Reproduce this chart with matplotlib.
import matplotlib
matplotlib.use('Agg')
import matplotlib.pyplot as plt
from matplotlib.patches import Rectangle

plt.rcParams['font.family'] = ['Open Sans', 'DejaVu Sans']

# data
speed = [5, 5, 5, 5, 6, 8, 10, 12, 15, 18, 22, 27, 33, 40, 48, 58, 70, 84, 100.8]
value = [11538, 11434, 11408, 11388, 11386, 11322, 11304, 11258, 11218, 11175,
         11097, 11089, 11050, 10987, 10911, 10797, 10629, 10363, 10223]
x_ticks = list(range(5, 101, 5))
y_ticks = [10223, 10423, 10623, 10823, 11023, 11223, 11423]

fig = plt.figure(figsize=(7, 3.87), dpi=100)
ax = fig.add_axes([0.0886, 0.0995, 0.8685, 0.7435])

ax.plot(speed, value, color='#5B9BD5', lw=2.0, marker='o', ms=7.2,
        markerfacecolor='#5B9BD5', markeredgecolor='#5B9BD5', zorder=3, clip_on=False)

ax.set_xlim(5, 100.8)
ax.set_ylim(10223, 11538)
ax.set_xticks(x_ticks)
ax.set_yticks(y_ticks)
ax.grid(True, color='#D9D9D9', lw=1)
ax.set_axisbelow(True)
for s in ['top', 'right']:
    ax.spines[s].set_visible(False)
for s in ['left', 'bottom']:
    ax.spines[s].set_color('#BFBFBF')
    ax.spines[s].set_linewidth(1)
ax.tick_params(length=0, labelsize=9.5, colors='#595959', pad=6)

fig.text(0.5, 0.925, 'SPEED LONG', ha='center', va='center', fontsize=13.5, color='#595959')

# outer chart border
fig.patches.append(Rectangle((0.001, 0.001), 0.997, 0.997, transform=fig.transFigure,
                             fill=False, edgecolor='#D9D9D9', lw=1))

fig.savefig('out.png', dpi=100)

....

## YOUR GOAL
Of the lines above, how many hold the word "chart"? Say the number alone.

## ANSWER FOR THE TASK
2